TASK DIRECTIONS →
Transcribe the entries that follow exactly as they appear, minus pictures.
-- START OF EXTRACTED ENTRIES --
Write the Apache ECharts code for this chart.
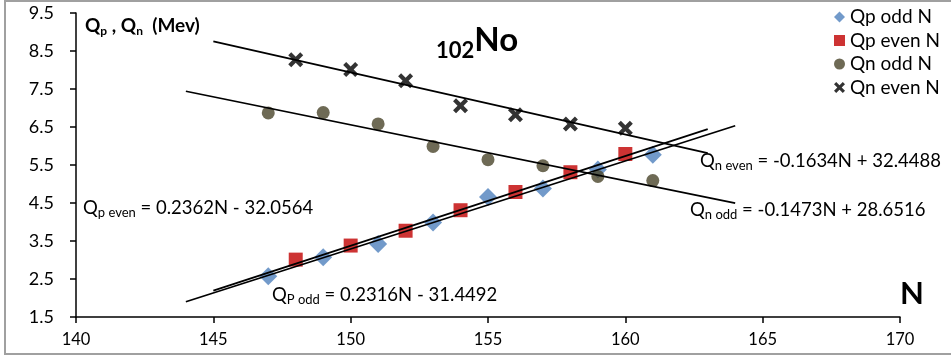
<!DOCTYPE html>
<html>
<head>
<meta charset="utf-8">
<script src="https://cdn.jsdelivr.net/npm/echarts@6/dist/echarts.min.js"></script>
<style>
  html, body { margin: 0; padding: 0; background: #fff; }
  #chart { width: 951px; height: 358px; }
</style>
</head>
<body>
<div id="chart"></div>
<script>
// Neutron numbers (odd / even)
var nOdd  = [147, 149, 151, 153, 155, 157, 159, 161];
var nEven = [148, 150, 152, 154, 156, 158, 160];

// Separation energies, MeV
var qpOdd  = [2.57, 3.07, 3.42, 3.99, 4.66, 4.88, 5.38, 5.77];
var qpEven = [3.01, 3.38, 3.77, 4.31, 4.79, 5.31, 5.79];
var qnOdd  = [6.87, 6.88, 6.58, 5.99, 5.64, 5.48, 5.20, 5.09];
var qnEven = [8.27, 8.01, 7.72, 7.06, 6.82, 6.58, 6.47];

// Linear fits: Q = slope * N + intercept, drawn between fitFrom and fitTo
var fitNames      = ['Qp odd fit', 'Qp even fit', 'Qn odd fit', 'Qn even fit'];
var fitSlopes     = [0.2316, 0.2362, -0.1473, -0.1634];
var fitIntercepts = [-31.4492, -32.0564, 28.6516, 32.4488];
var fitFrom       = [144, 145, 144, 145];
var fitTo         = [164, 163, 164, 163];

// Axis ticks
var xTicks = [140, 145, 150, 155, 160, 165, 170];
var yTicks = [1.5, 2.5, 3.5, 4.5, 5.5, 6.5, 7.5, 8.5, 9.5];

var FONT = 'Lato, "Open Sans", sans-serif';
var crossPath = 'path://M0,2L2,0L5,3L8,0L10,2L7,5L10,8L8,10L5,7L2,10L0,8L3,5Z';

function pairs(xs, ys) {
  return xs.map(function (x, i) { return [x, ys[i]]; });
}

var series = [
  { name: 'Qp odd N',  type: 'scatter', symbol: 'diamond', symbolSize: 18,
    itemStyle: { color: '#4F81BD' }, data: pairs(nOdd, qpOdd), z: 3 },
  { name: 'Qp even N', type: 'scatter', symbol: 'rect', symbolSize: 14,
    itemStyle: { color: '#C00000' }, data: pairs(nEven, qpEven), z: 3 },
  { name: 'Qn odd N',  type: 'scatter', symbol: 'circle', symbolSize: 13,
    itemStyle: { color: '#4A452A' }, data: pairs(nOdd, qnOdd), z: 3 },
  { name: 'Qn even N', type: 'scatter', symbol: crossPath, symbolSize: 15,
    itemStyle: { color: '#000' }, data: pairs(nEven, qnEven), z: 3 }
];

fitNames.forEach(function (name, i) {
  var a = fitSlopes[i], b = fitIntercepts[i];
  series.push({
    name: name, type: 'line', showSymbol: false, silent: true, z: 4,
    lineStyle: { color: '#000', width: 1.75 },
    data: [[fitFrom[i], a * fitFrom[i] + b], [fitTo[i], a * fitTo[i] + b]]
  });
});

var sub = { fontSize: 13, fontFamily: FONT, fill: '#000', padding: [9, 0, 0, 0] };

function eqText(x, y, str) {
  return {
    type: 'text', x: x, y: y, z: 10,
    style: {
      text: str, font: '18.5px ' + FONT, fill: '#000',
      verticalAlign: 'middle',
      rich: { s: sub }
    }
  };
}

var chart = echarts.init(document.getElementById('chart'), null, { renderer: 'canvas' });
chart.setOption({
  backgroundColor: '#fff',
  animation: false,
  grid: { left: 76, right: 51, top: 13, bottom: 41 },
  legend: {
    data: ['Qp odd N', 'Qp even N', 'Qn odd N', 'Qn even N'],
    orient: 'vertical', left: 829, top: 2,
    itemWidth: 11, itemHeight: 11, itemGap: 3.5,
    textStyle: { fontSize: 19, fontFamily: FONT, color: '#000', lineHeight: 20 }
  },
  xAxis: {
    type: 'value', min: 140, max: 170, interval: 5,
    axisLine: { lineStyle: { color: '#000', width: 1.5 } },
    axisTick: { show: true, length: 6, lineStyle: { color: '#000', width: 1.5 }, customValues: xTicks },
    axisLabel: { fontSize: 16.5, fontFamily: FONT, color: '#000', margin: 14, customValues: xTicks },
    splitLine: { show: false }
  },
  yAxis: {
    type: 'value', min: 1.5, max: 9.5,
    axisLine: { show: true, lineStyle: { color: '#000', width: 1.5 } },
    axisTick: { show: true, length: 6, lineStyle: { color: '#000', width: 1.5 }, customValues: yTicks },
    axisLabel: { fontSize: 18, fontFamily: FONT, color: '#000', margin: 22, customValues: yTicks,
      formatter: function (v) { return v.toFixed(1); } },
    splitLine: { show: false }
  },
  graphic: [
    { type: 'rect', shape: { x: 5, y: 1, width: 960, height: 353 }, z: 20, silent: true,
      style: { fill: 'none', stroke: '#a0a0a0', lineWidth: 2 } },
    {
      type: 'text', x: 85, y: 26, z: 10,
      style: {
        text: 'Q{b|p} , Q{b|n}  (Mev)', font: 'bold 19px ' + FONT, fill: '#000',
        verticalAlign: 'middle',
        rich: { b: { fontSize: 12, fontWeight: 'bold', fontFamily: FONT, fill: '#000', padding: [10, 0, 0, 0] } }
      }
    },
    {
      type: 'text', x: 436, y: 40, z: 10,
      style: {
        text: '{s|102}{n|No}', fill: '#000', verticalAlign: 'middle',
        rich: {
          s: { fontSize: 22, fontWeight: 'bold', fontFamily: FONT, fill: '#000', padding: [22, 0, 0, 0] },
          n: { fontSize: 33, fontWeight: 'bold', fontFamily: FONT, fill: '#000' }
        }
      }
    },
    {
      type: 'text', x: 900, y: 294, z: 10,
      style: { text: 'N', font: 'bold 31px ' + FONT, fill: '#000', verticalAlign: 'middle' }
    },
    eqText(83, 208, 'Q{s|p even} = 0.2362N - 32.0564'),
    eqText(272, 295, 'Q{s|P odd} = 0.2316N - 31.4492'),
    eqText(700, 161, 'Q{s|n even} = -0.1634N + 32.4488'),
    eqText(690, 210, 'Q{s|n odd} = -0.1473N + 28.6516')
  ],
  series: series
});
</script>
</body>
</html>
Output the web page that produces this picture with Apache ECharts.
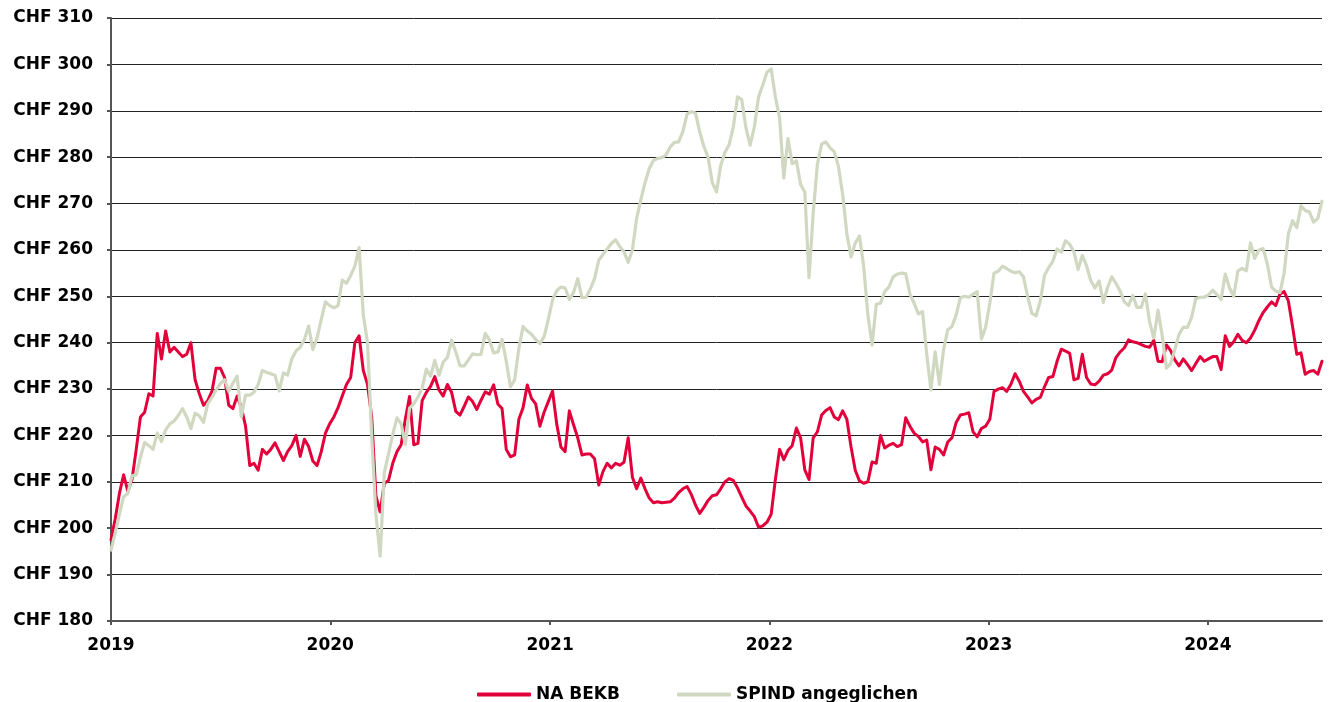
-- END OF EXTRACTED ENTRIES --
EXERCISE OUTPUT →
Write the Apache ECharts code for this chart.
<!DOCTYPE html>
<html>
<head>
<meta charset="utf-8">
<script src="https://cdn.jsdelivr.net/npm/echarts@6/dist/echarts.min.js"></script>
<style>
  html, body { margin: 0; padding: 0; background: #fff; }
  #chart { width: 951px; height: 358px; }
</style>
</head>
<body>
<div id="chart"></div>
<script>
// Neutron numbers (odd / even)
var nOdd  = [147, 149, 151, 153, 155, 157, 159, 161];
var nEven = [148, 150, 152, 154, 156, 158, 160];

// Separation energies, MeV
var qpOdd  = [2.57, 3.07, 3.42, 3.99, 4.66, 4.88, 5.38, 5.77];
var qpEven = [3.01, 3.38, 3.77, 4.31, 4.79, 5.31, 5.79];
var qnOdd  = [6.87, 6.88, 6.58, 5.99, 5.64, 5.48, 5.20, 5.09];
var qnEven = [8.27, 8.01, 7.72, 7.06, 6.82, 6.58, 6.47];

// Linear fits: Q = slope * N + intercept, drawn between fitFrom and fitTo
var fitNames      = ['Qp odd fit', 'Qp even fit', 'Qn odd fit', 'Qn even fit'];
var fitSlopes     = [0.2316, 0.2362, -0.1473, -0.1634];
var fitIntercepts = [-31.4492, -32.0564, 28.6516, 32.4488];
var fitFrom       = [144, 145, 144, 145];
var fitTo         = [164, 163, 164, 163];

// Axis ticks
var xTicks = [140, 145, 150, 155, 160, 165, 170];
var yTicks = [1.5, 2.5, 3.5, 4.5, 5.5, 6.5, 7.5, 8.5, 9.5];

var FONT = 'Lato, "Open Sans", sans-serif';
var crossPath = 'path://M0,2L2,0L5,3L8,0L10,2L7,5L10,8L8,10L5,7L2,10L0,8L3,5Z';

function pairs(xs, ys) {
  return xs.map(function (x, i) { return [x, ys[i]]; });
}

var series = [
  { name: 'Qp odd N',  type: 'scatter', symbol: 'diamond', symbolSize: 18,
    itemStyle: { color: '#4F81BD' }, data: pairs(nOdd, qpOdd), z: 3 },
  { name: 'Qp even N', type: 'scatter', symbol: 'rect', symbolSize: 14,
    itemStyle: { color: '#C00000' }, data: pairs(nEven, qpEven), z: 3 },
  { name: 'Qn odd N',  type: 'scatter', symbol: 'circle', symbolSize: 13,
    itemStyle: { color: '#4A452A' }, data: pairs(nOdd, qnOdd), z: 3 },
  { name: 'Qn even N', type: 'scatter', symbol: crossPath, symbolSize: 15,
    itemStyle: { color: '#000' }, data: pairs(nEven, qnEven), z: 3 }
];

fitNames.forEach(function (name, i) {
  var a = fitSlopes[i], b = fitIntercepts[i];
  series.push({
    name: name, type: 'line', showSymbol: false, silent: true, z: 4,
    lineStyle: { color: '#000', width: 1.75 },
    data: [[fitFrom[i], a * fitFrom[i] + b], [fitTo[i], a * fitTo[i] + b]]
  });
});

var sub = { fontSize: 13, fontFamily: FONT, fill: '#000', padding: [9, 0, 0, 0] };

function eqText(x, y, str) {
  return {
    type: 'text', x: x, y: y, z: 10,
    style: {
      text: str, font: '18.5px ' + FONT, fill: '#000',
      verticalAlign: 'middle',
      rich: { s: sub }
    }
  };
}

var chart = echarts.init(document.getElementById('chart'), null, { renderer: 'canvas' });
chart.setOption({
  backgroundColor: '#fff',
  animation: false,
  grid: { left: 76, right: 51, top: 13, bottom: 41 },
  legend: {
    data: ['Qp odd N', 'Qp even N', 'Qn odd N', 'Qn even N'],
    orient: 'vertical', left: 829, top: 2,
    itemWidth: 11, itemHeight: 11, itemGap: 3.5,
    textStyle: { fontSize: 19, fontFamily: FONT, color: '#000', lineHeight: 20 }
  },
  xAxis: {
    type: 'value', min: 140, max: 170, interval: 5,
    axisLine: { lineStyle: { color: '#000', width: 1.5 } },
    axisTick: { show: true, length: 6, lineStyle: { color: '#000', width: 1.5 }, customValues: xTicks },
    axisLabel: { fontSize: 16.5, fontFamily: FONT, color: '#000', margin: 14, customValues: xTicks },
    splitLine: { show: false }
  },
  yAxis: {
    type: 'value', min: 1.5, max: 9.5,
    axisLine: { show: true, lineStyle: { color: '#000', width: 1.5 } },
    axisTick: { show: true, length: 6, lineStyle: { color: '#000', width: 1.5 }, customValues: yTicks },
    axisLabel: { fontSize: 18, fontFamily: FONT, color: '#000', margin: 22, customValues: yTicks,
      formatter: function (v) { return v.toFixed(1); } },
    splitLine: { show: false }
  },
  graphic: [
    { type: 'rect', shape: { x: 5, y: 1, width: 960, height: 353 }, z: 20, silent: true,
      style: { fill: 'none', stroke: '#a0a0a0', lineWidth: 2 } },
    {
      type: 'text', x: 85, y: 26, z: 10,
      style: {
        text: 'Q{b|p} , Q{b|n}  (Mev)', font: 'bold 19px ' + FONT, fill: '#000',
        verticalAlign: 'middle',
        rich: { b: { fontSize: 12, fontWeight: 'bold', fontFamily: FONT, fill: '#000', padding: [10, 0, 0, 0] } }
      }
    },
    {
      type: 'text', x: 436, y: 40, z: 10,
      style: {
        text: '{s|102}{n|No}', fill: '#000', verticalAlign: 'middle',
        rich: {
          s: { fontSize: 22, fontWeight: 'bold', fontFamily: FONT, fill: '#000', padding: [22, 0, 0, 0] },
          n: { fontSize: 33, fontWeight: 'bold', fontFamily: FONT, fill: '#000' }
        }
      }
    },
    {
      type: 'text', x: 900, y: 294, z: 10,
      style: { text: 'N', font: 'bold 31px ' + FONT, fill: '#000', verticalAlign: 'middle' }
    },
    eqText(83, 208, 'Q{s|p even} = 0.2362N - 32.0564'),
    eqText(272, 295, 'Q{s|P odd} = 0.2316N - 31.4492'),
    eqText(700, 161, 'Q{s|n even} = -0.1634N + 32.4488'),
    eqText(690, 210, 'Q{s|n odd} = -0.1473N + 28.6516')
  ],
  series: series
});
</script>
</body>
</html>
Output the web page that produces this picture with Apache ECharts.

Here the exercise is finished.